Most of the controversy surrounding the term Hindu rashtra arises from the limited understanding of the term rashtra. In the English language, one can use civilization instead of nation but in Sanskrit, the equivalent term, sabhyata, simply does not convey the full sense of rashtra. Using Sanskrit terms, I would say — a rashtra (civilization) is its sabhyata (culture), itihasa (history), dharma (law of being) and tadrupya or vyaktitva[2] (distinct identity and character).
Any informed student of Indian history and culture will easily identify the Hindu cultural values and practices in Indian sabhyata, the continuous Hindu narrative in Indian itihasa, the Hindu spiritual philosophy and ethics in the concept of Indian dharma, and the predominant Hindu worldview in the Indian tadrupya or pan-national Indian identity. One may argue the diverse interpretations possible within these frameworks of itihasa or sabhyata, but one cannot question their fundamental unity or inherent interrelatedness. It would be impossible, for instance, to separate the strands of Indian history and mythology from Hindu religious or social culture, or Hindu dharma from Indian philosophy, metaphysics, ethics or jurisprudence. There is a compelling and coherent unity underlying the complex and sometimes bewildering variety of interpretations and practices of what many imprudently term “Hindu” or Hindu civilization.

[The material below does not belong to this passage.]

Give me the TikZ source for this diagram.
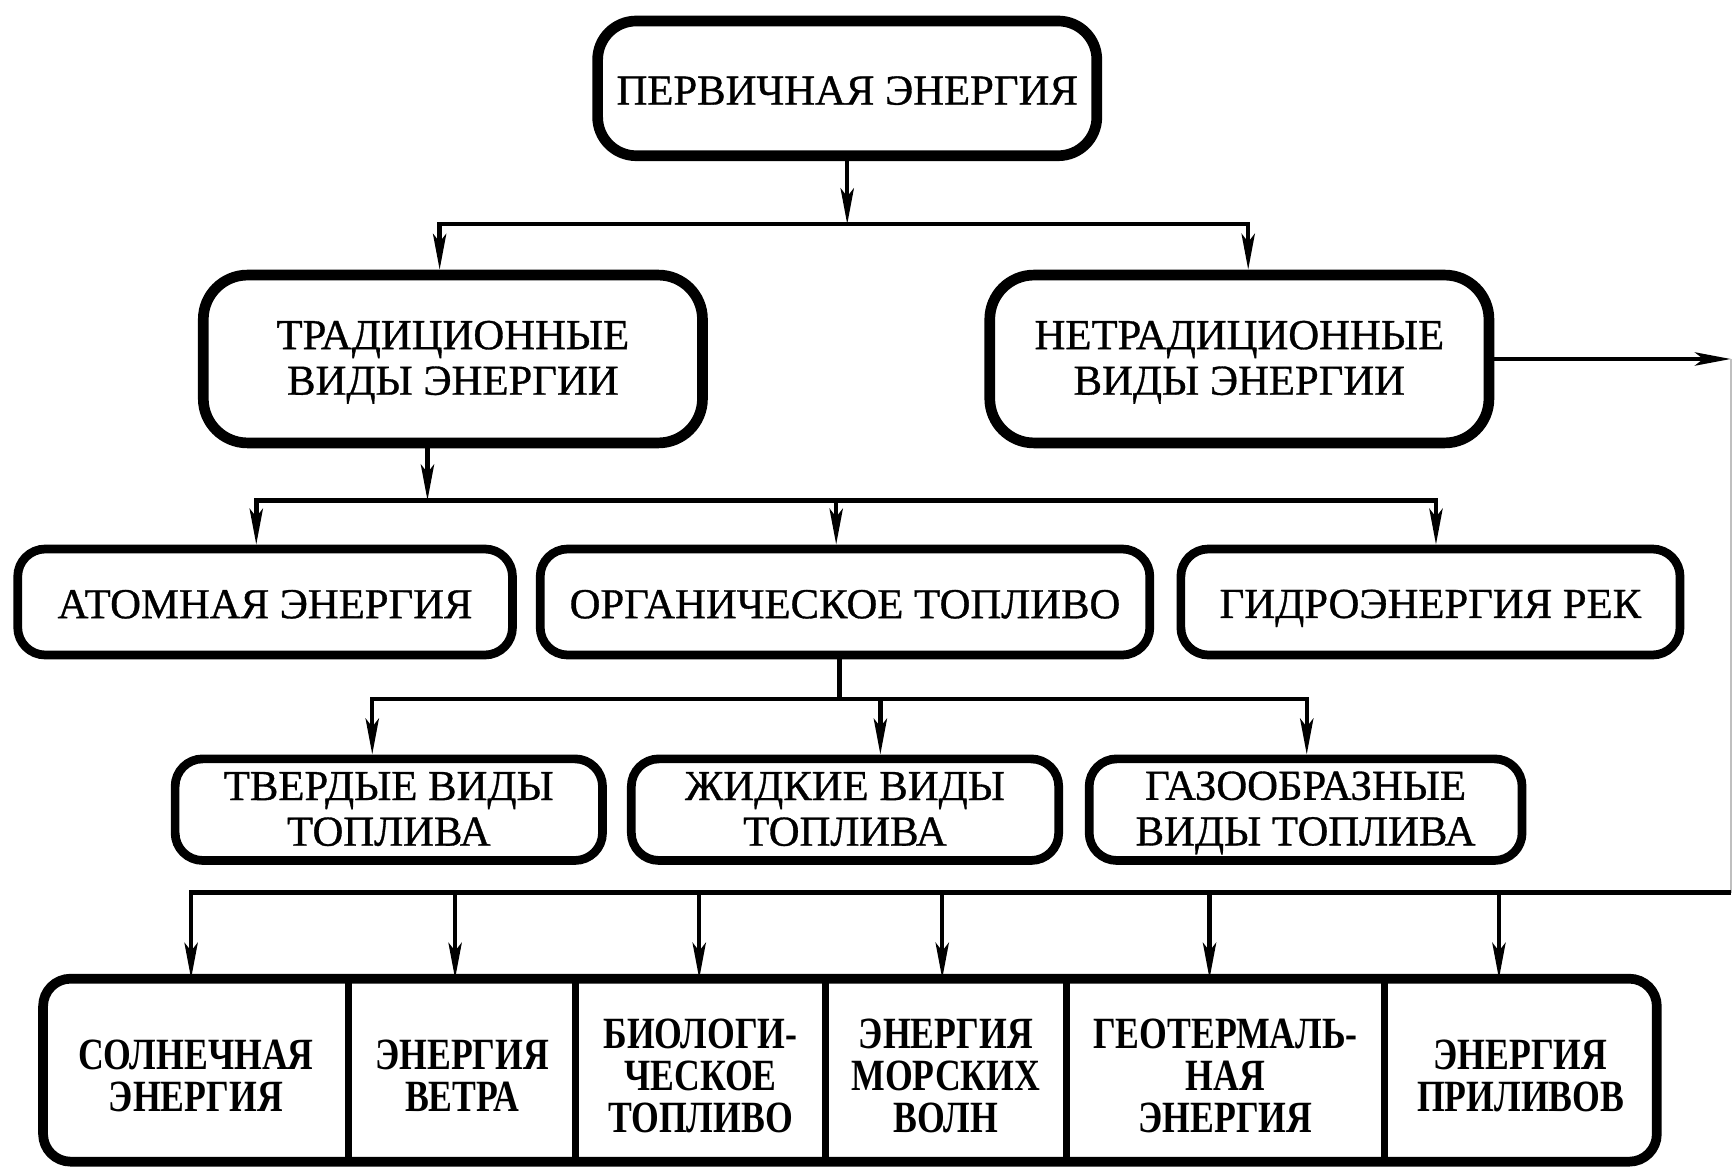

In order to come to a meaningful understanding and appreciation of Hindu civilization, we will first need to touch upon certain basic ideas and concepts of Hindutva itself, especially keeping in mind the misunderstandings (sometimes deliberate) propagated by other religious preachers, media critics and so-called contemporary leftist scholars.
Without a clear understanding of what Hindutva encompasses, it will be difficult and somewhat foolhardy to pass any kind of judgment on the concept of the Hindu rashtra.
1A rashtra may be described as a group of people having a common or shared cultural identity. A Hindu Rashtra would therefore describe a collectivity consisting of people sharing the same Bhartiyata or Hindutva. Bharatiyata is Indianness; Hindutva is Hinduness, or the essence or quality of being Hindu. This is not to be naturally conflated with the Hindutva of Savarkar.
2ताद्रूप्य — (from tat, meaning that, and rupa, meaning form or character), used here in the sense of identity; vyaktitva too implies distinct personality or identity.